Older adults with mild cognitive impairment (MCI) can often experience changes in their emotions and behavior that co-occur with cognitive and functional decline. These changes can worsen an individual’s cognitive capacity and risk of progression to Alzheimer’s disease (AD), as well as subject both the individual and the individual’s family members to additional distress. Emotional and behavioral symptoms can vary within and across individuals; however, our understanding of the shared neural mechanisms that may underly these symptoms is quite limited.
Our lab has previously found that emotional and behavioral symptoms are related to a shared network involving a subset of frontal, temporal, and subcortical brain regions in MCI and AD patients. Additionally, the correlations between these regions’ activation over time (known as functional connectivity) varied for different symptoms. One of our aims going forward is to further explore these differences in functional connectivity and better understand how they can be modulated as a form of cognitive intervention to help improve the emotional and behavioral health of individuals who may be at risk for developing AD.
Based on our preliminary work, we are conducting a study to further explore the mechanisms underlying the shared brain network using a technique called transcranial direct current stimulation (tDCS). Extending our previous findings will help us determine the effect of tDCS on the brain network we have identified previously, as well as the relationship between this network and participants’ partner-rated symptoms, so that we may identify therapeutic targets in the brain that respond well to interventions, such as tDCS.
Regions in the shared neural network whose functional connectivity is related to emotional and behavioral symptoms common in individuals with MCI and AD. Figure from Wang X et al, 2019. Identify a shared neural circuit linking multiple neuropsychiatric symptoms with Alzheimer’s pathology. Brain Imaging Behav 13(1):53-64. DOI: 10.1007/s11682-017-9767-y
What is transcranial direct current stimulation (tDCS)?
The intervention involves a brain stimulation (or neuromodulation) technique called transcranial direct current stimulation (tDCS). We use tDCS to temporarily stimulate brain regions of interest, enabling us to study the brain non-invasively and painlessly. The tDCS device supplies a constant, low electrical current between two electrodes (sponges lightly soaked in saline water) that rest on top of the head over the brain region of interest.
Any tDCS-induced changes in brain activity are temporary and will return to baseline after the session ends. tDCS is an attractive technique because of its ease of application, affordability, and minimal side effects.
Determine the effect of tDCS on a brain network linked to emotional regulation
Determine the relationship between this brain network and an individual's changes in emotional regulation.
BEEM Study is recruiting older adults ages 60-89 years old and a potential study partner.
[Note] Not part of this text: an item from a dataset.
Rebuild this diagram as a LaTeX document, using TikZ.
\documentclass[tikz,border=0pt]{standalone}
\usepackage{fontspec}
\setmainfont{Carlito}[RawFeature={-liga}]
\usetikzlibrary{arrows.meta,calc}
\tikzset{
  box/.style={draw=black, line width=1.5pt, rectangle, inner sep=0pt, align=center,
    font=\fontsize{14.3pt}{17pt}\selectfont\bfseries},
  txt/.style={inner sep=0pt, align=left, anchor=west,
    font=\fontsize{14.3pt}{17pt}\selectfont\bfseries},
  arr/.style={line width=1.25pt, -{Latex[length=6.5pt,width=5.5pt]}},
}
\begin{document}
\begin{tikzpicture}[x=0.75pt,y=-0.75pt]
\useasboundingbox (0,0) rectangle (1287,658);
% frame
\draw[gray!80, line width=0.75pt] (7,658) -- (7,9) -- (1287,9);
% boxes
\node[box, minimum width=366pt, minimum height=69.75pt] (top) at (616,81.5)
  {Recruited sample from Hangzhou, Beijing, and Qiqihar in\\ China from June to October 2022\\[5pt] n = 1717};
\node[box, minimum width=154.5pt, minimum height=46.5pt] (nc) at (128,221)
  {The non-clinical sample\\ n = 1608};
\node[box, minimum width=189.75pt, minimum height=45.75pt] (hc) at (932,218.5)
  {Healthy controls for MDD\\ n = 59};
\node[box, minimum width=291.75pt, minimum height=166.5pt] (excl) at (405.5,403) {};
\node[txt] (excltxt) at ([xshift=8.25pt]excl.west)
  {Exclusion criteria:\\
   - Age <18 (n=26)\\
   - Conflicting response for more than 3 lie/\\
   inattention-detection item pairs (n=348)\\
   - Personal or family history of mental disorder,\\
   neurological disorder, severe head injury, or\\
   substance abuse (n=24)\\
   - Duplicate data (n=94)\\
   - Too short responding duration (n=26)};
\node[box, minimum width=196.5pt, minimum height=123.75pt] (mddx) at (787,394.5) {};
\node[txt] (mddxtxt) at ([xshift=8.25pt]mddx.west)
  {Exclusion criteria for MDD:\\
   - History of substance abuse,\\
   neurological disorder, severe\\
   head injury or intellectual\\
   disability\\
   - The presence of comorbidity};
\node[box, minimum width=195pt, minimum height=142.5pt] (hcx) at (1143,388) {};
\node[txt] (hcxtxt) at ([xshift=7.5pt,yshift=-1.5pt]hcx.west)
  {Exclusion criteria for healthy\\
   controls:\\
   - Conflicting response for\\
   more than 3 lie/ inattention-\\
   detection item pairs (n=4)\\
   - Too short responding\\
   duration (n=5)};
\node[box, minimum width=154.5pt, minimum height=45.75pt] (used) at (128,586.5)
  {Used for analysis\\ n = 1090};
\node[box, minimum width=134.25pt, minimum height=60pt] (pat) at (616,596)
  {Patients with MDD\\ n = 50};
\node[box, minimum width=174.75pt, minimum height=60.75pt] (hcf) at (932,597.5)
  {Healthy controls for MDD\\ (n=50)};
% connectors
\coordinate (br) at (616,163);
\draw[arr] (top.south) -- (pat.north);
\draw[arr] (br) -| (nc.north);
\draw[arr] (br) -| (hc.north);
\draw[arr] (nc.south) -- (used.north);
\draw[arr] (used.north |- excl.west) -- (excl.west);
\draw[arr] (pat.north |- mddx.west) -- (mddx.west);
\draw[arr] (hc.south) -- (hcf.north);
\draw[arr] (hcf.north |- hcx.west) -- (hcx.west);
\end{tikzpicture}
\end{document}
A study partner is an individual who knows the prospective participant and is contact with them at least once a week. BEEM study is an 8-week long study that involves
3 cognitive assessments that test memory and cognitive function
3 fMRI brain scans
1 blood draw
Participants will be paid up to $170 for completion of all study measures. Study partners will also be paid up to $60 for completion of all study measures.
COVID Procedures: We follow all NY state and University of Rochester Medical Center guidelines to ensure your and our staff's safety. A mask is required at all times when inside our facilities. We will conduct screening questionnaires and perform temperature checks upon your arrival and escort to our lab. All staff are screened daily and wear personal protective equipment (i.e., gloves, mask, face shield) during study visits. The number of staff and visitors to our lab is limited to those essential for in-person activities, and all interview rooms and equipment are disinfected regularly, as well as before and after each participant's appointment.